Friday, 1 January 2010

Book news: Some expected books in 2010

A new year has dawned and that offers a good opportunity to take a look at some of the books which can be expected in 2010.
Among them are several which have been postponed from last year, such as Carl-Erik Grimstad’s Dronning Mauds arv (“Queen Maud’s Inheritance”), which is due in March; Jennifer Scott’s The Royal Portrait: Image and Impact (expected in April); Anne Somerset’s Queen Anne: A Biography (also April); and Jane Ridley’s Bertie: A Biography of Edward VII. Rene Brus’s book Crown Jewellery and Regalia of the World, which has already been postponed several times since 2008, was recently postponed yet again and is now expected in October 2010.
For the Swedish royals it will be a momentous year with the bicentenary of the Bernadottes’ arrival and two weddings to be celebrated. As earlier mentioned tabloid journalist Johan T. Lindwall is writing (although he denies it) Victoria – Prinsessan privat (“Victoria: The Princess in Private”) about the Crown Princess (expected in March) and the historian Stig Hadenius will release Drottning Victoria av Sverige – Om kärlek, plikt och politik (“Queen Victoria of Sweden: On Love, Duty and Politics”) about the consort of Gustaf V in April. The weddings will as previously reported also be the occasion for a book on royal weddings, En brud för kung och fosterland – Kungliga svenska bröllop från Gustav Vasa till Carl XVI Gustaf (“A Bride for King and Country: Swedish Royal Weddings from Gustav Vasa to Carl XVI Gustaf”), by Lena Rangström (expected in early March), and an official wedding book by Susanna Popova, due out a month after the Crown Princess’s June wedding.

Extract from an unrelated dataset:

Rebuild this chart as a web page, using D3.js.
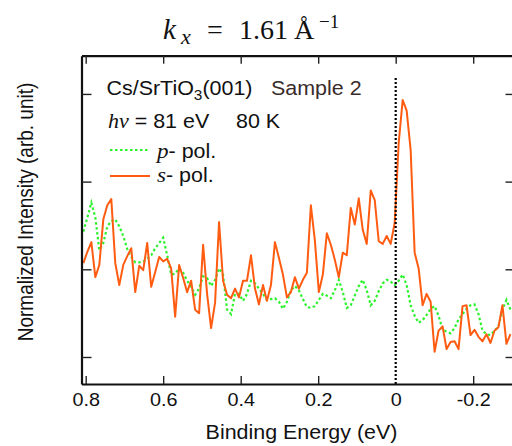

The Bernadottes came to Sweden after the sudden death of Crown Prince Carl August, the former Prince Christian August of Augustenburg, in 1810. The 200th anniversary of his death will be the occasion for a biography by American historian Lee Sather. The Napoleonic Wars in the Nordic countries will also be covered in the Russian historian Vadim V. Roginskij’s Kampen om Norden – Internationella relationer i Norden 1805-1815 (“The Struggle for Scandinavia: International Relations in the Nordic Region 1805-1815”).

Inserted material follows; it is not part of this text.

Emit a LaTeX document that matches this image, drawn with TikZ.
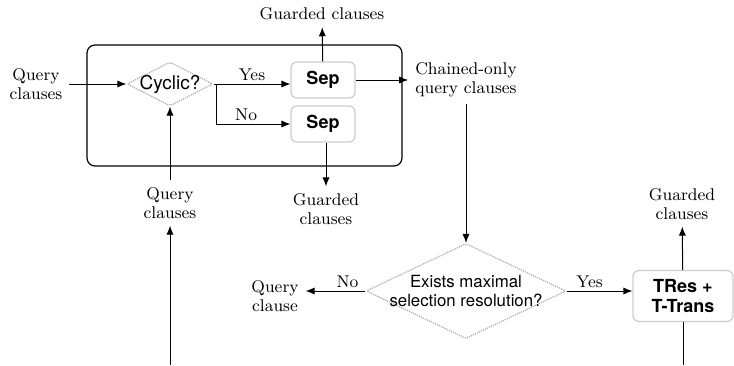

In Sweden we will also see the publication of the second volume on Drottningholm in the series on the Swedish royal palaces; Moa Matthis’s biography of the wife of Gustaf II Adolf and mother of Queen Christina, Maria Eleonora – Drottningen som sa nej (“Maria Eleonora: The Queen Who Said No”); and the book Monarki vs. republik, where Per Svensson argues the case for a republic and P. J. Anders Linder defends the monarchy.
The Danish royal family will also have its share of celebrations in 2010. 28 March is the centenary of the birth of Queen Ingrid, which will be marked by a book by Roger Lundgren which will be published in both Denmark (People’s Press) and Sweden (Fischer) in March. In the same month Rosvall Royal Books will publish Ingrid, 1910-2000 by Randi Buchwaldt and Ted Rosvall (in Danish and English). Queen Ingrid’s gardens will be the subject of Blomsterdronningen - Dronning Ingrids slotshaver by John Henriksen.

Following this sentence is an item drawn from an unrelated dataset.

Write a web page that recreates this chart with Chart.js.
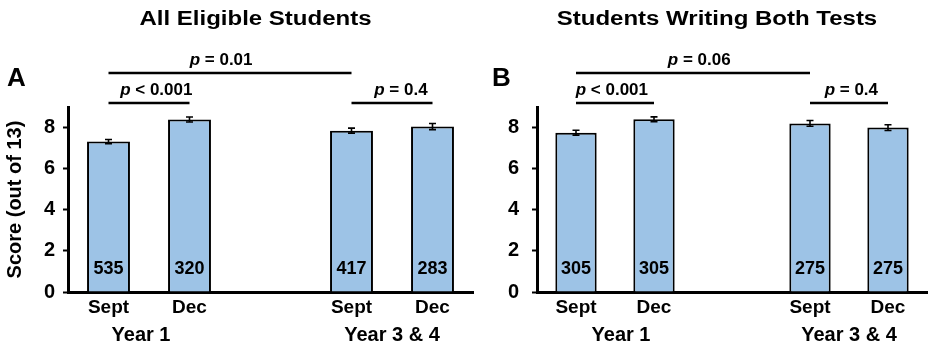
<!DOCTYPE html>
<html>
<head>
<meta charset="utf-8">
<script src="https://cdn.jsdelivr.net/npm/chart.js@4/dist/chart.umd.min.js"></script>
<style>
  html, body { margin: 0; padding: 0; background: #fff; }
  #wrap { position: relative; width: 928px; height: 348px; overflow: hidden; background: #fff; }
  canvas { position: absolute; top: 0; }
  #cA { left: 0; }
  #cB { left: 464px; }
</style>
</head>
<body>
<div id="wrap">
  <canvas id="cA" width="480" height="348"></canvas>
  <canvas id="cB" width="464" height="348"></canvas>
</div>
<script>
// ---- data ----
const categories = ['Sept', 'Dec', '', 'Sept', 'Dec'];
const groupLabels = ['Year 1', 'Year 3 & 4'];
const panelTitles = ['All Eligible Students', 'Students Writing Both Tests'];
const panelLetters = ['A', 'B'];
const yAxisTitle = 'Score (out of 13)';

const scoresA = [7.32, 8.39, null, 7.85, 8.05];
const errorsA = [0.10, 0.12, null, 0.12, 0.15];
const countsA = ['535', '320', null, '417', '283'];
const pValuesA = ['= 0.01', '< 0.001', '= 0.4'];

const scoresB = [7.75, 8.40, null, 8.20, 8.00];
const errorsB = [0.12, 0.12, null, 0.14, 0.14];
const countsB = ['305', '305', null, '275', '275'];
const pValuesB = ['= 0.06', '< 0.001', '= 0.4'];

// ---- styling ----
const FONT = '"Liberation Sans", Arial, Helvetica, sans-serif';
const BAR_FILL = '#9dc3e6';

function drawPText(ctx, rest, cx, baseline, size) {
  ctx.font = 'italic bold ' + size + 'px ' + FONT;
  const wp = ctx.measureText('p').width;
  ctx.font = 'bold ' + size + 'px ' + FONT;
  const wr = ctx.measureText(' ' + rest).width;
  const x0 = cx - (wp + wr) / 2;
  ctx.textAlign = 'left';
  ctx.textBaseline = 'alphabetic';
  ctx.font = 'italic bold ' + size + 'px ' + FONT;
  ctx.fillText('p', x0, baseline);
  ctx.font = 'bold ' + size + 'px ' + FONT;
  ctx.fillText(' ' + rest, x0 + wp, baseline);
}

const annotPlugin = {
  id: 'annot',
  afterDatasetsDraw(chart, args, o) {
    const ctx = chart.ctx;
    const ys = chart.scales.y;
    const meta = chart.getDatasetMeta(0);
    ctx.save();
    ctx.strokeStyle = '#000';
    ctx.fillStyle = '#000';
    // error bars
    o.errors.forEach((e, i) => {
      const v = o.scores[i];
      if (v == null || e == null) return;
      const x = meta.data[i].x;
      const yT = ys.getPixelForValue(v + e), yB = ys.getPixelForValue(v - e);
      ctx.lineWidth = 1.6;
      ctx.beginPath();
      ctx.moveTo(x, yT); ctx.lineTo(x, yB);
      ctx.moveTo(x - 3.5, yT); ctx.lineTo(x + 3.5, yT);
      ctx.moveTo(x - 3.5, yB); ctx.lineTo(x + 3.5, yB);
      ctx.stroke();
    });
    // counts inside bars
    ctx.font = 'bold 18px ' + FONT;
    ctx.textAlign = 'center';
    ctx.textBaseline = 'middle';
    o.counts.forEach((c, i) => {
      if (c == null) return;
      ctx.fillText(c, meta.data[i].x, ys.getPixelForValue(1.14));
    });
    ctx.restore();
  },
  afterDraw(chart, args, o) {
    const ctx = chart.ctx;
    const xs = chart.scales.x, ys = chart.scales.y;
    ctx.save();
    ctx.fillStyle = '#000';
    ctx.strokeStyle = '#000';
    // brackets
    o.brackets.forEach(b => {
      const x1 = xs.getPixelForValue(b.from), x2 = xs.getPixelForValue(b.to);
      const y = ys.getPixelForValue(b.y);
      ctx.lineWidth = 2.5;
      ctx.beginPath();
      ctx.moveTo(x1, y); ctx.lineTo(x2, y);
      ctx.stroke();
      drawPText(ctx, b.text, xs.getPixelForValue(b.textAt), y - 8, 17);
    });
    // group labels
    ctx.font = 'bold 20px ' + FONT;
    ctx.textAlign = 'center';
    ctx.textBaseline = 'middle';
    o.groups.forEach(g => {
      const x = (xs.getPixelForValue(g.a) + xs.getPixelForValue(g.b)) / 2 + (g.dx || 0);
      ctx.fillText(g.text, x, chart.chartArea.bottom + 43);
    });
    // title (horizontally widened like the reference lettering)
    ctx.save();
    ctx.font = 'bold 20px ' + FONT;
    ctx.textAlign = 'center';
    ctx.textBaseline = 'middle';
    ctx.translate((chart.chartArea.left + chart.chartArea.right) / 2 - 15, 19);
    ctx.scale(1.2, 1);
    ctx.fillText(o.title, 0, 0);
    ctx.restore();
    // panel letter
    ctx.font = 'bold 26px ' + FONT;
    ctx.textAlign = 'left';
    ctx.textBaseline = 'middle';
    ctx.fillText(o.letter, chart.chartArea.left - o.letterOffset, 79);
    ctx.restore();
  }
};

function makeChart(id, scores, errors, counts, pvals, title, letter, opts) {
  return new Chart(document.getElementById(id), {
    type: 'bar',
    data: {
      labels: categories,
      datasets: [{
        data: scores,
        backgroundColor: BAR_FILL,
        borderColor: '#000',
        borderWidth: 2,
        barPercentage: 0.53,
        categoryPercentage: 1
      }]
    },
    options: {
      responsive: false,
      animation: false,
      devicePixelRatio: 1,
      layout: { padding: { top: 107, right: opts.padRight, left: 0, bottom: 0 } },
      plugins: {
        legend: { display: false },
        tooltip: { enabled: false },
        annot: {
          scores, errors, counts, title, letter,
          letterOffset: opts.letterOffset,
          brackets: [
            { from: 0, to: 3, y: 10.65, text: pvals[0], textAt: opts.topTextAt },
            { from: 0, to: 1, y: 9.19, text: pvals[1], textAt: opts.leftTextAt },
            { from: 3, to: 4, y: 9.19, text: pvals[2], textAt: opts.rightTextAt }
          ],
          groups: [
            { a: 0, b: 1, text: groupLabels[0], dx: opts.g1dx },
            { a: 3, b: 4, text: groupLabels[1], dx: 0 }
          ]
        }
      },
      scales: {
        x: {
          offset: true,
          grid: { display: false, drawTicks: false },
          border: { display: true, color: '#000', width: 3 },
          ticks: { color: '#000', font: { family: FONT, size: 19, weight: 'bold' }, padding: 4, maxRotation: 0, autoSkip: false },
          afterFit(s) { s.height = 56; }
        },
        y: {
          min: 0, max: 9,
          ticks: {
            stepSize: 1,
            color: '#000',
            font: { family: FONT, size: 20, weight: 'bold' },
            padding: opts.tickPad,
            callback: v => (v % 2 === 0 ? String(v) : '')
          },
          grid: { drawOnChartArea: false, drawTicks: true, tickLength: 5, tickWidth: 2, color: '#000' },
          border: { display: true, color: '#000', width: 3 },
          title: {
            display: opts.showYTitle,
            text: yAxisTitle,
            color: '#000',
            font: { family: FONT, size: 20, weight: 'bold' },
            padding: { top: 3, bottom: 0 }
          },
          afterFit(s) { s.width = opts.yWidth; }
        }
      }
    },
    plugins: [annotPlugin]
  });
}

makeChart('cA', scoresA, errorsA, countsA, pValuesA, panelTitles[0], panelLetters[0], {
  padRight: 7, yWidth: 68, tickPad: 8, showYTitle: true, letterOffset: 61,
  topTextAt: 1.39, leftTextAt: 0.59, rightTextAt: 3.61, g1dx: -8
});
makeChart('cB', scoresB, errorsB, countsB, pValuesB, panelTitles[1], panelLetters[1], {
  padRight: 1, yWidth: 73, tickPad: 13, showYTitle: false, letterOffset: 45,
  topTextAt: 1.58, leftTextAt: 0.46, rightTextAt: 3.53, g1dx: 6
});
</script>
</body>
</html>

Queen Margrethe’s 70th birthday in April will be the occasion for Jesper Laursen’s Dronning Margrethe og arkæologien (“Queen Margrethe and Archaeology”) and Helle Bygum’s Et fantastisk liv – Dronning Margrethe 70 år (“A Wonderful Life: Queen Margrethe at 70”). Her husband, the Prince Consort, will be the subject of the journalist Stéphanie Surrugue’s Prins – Historien om Henrik (“Prince: The Story of Henrik”), to be published by Politikens Bogforlag in April. As Surrugue has been invited to several royal events recently, including Prince Joachim’s wedding, I guess this is a more or less authorised book.
In Norway the fifth volume of Tor Bomann-Larsen’s biography of King Haakon VII and Queen Maud will be published in the autumn, taking the story up to 7 June 1940, the day King Haakon had to leave Norway at the end of the campaign which followed the German invasion.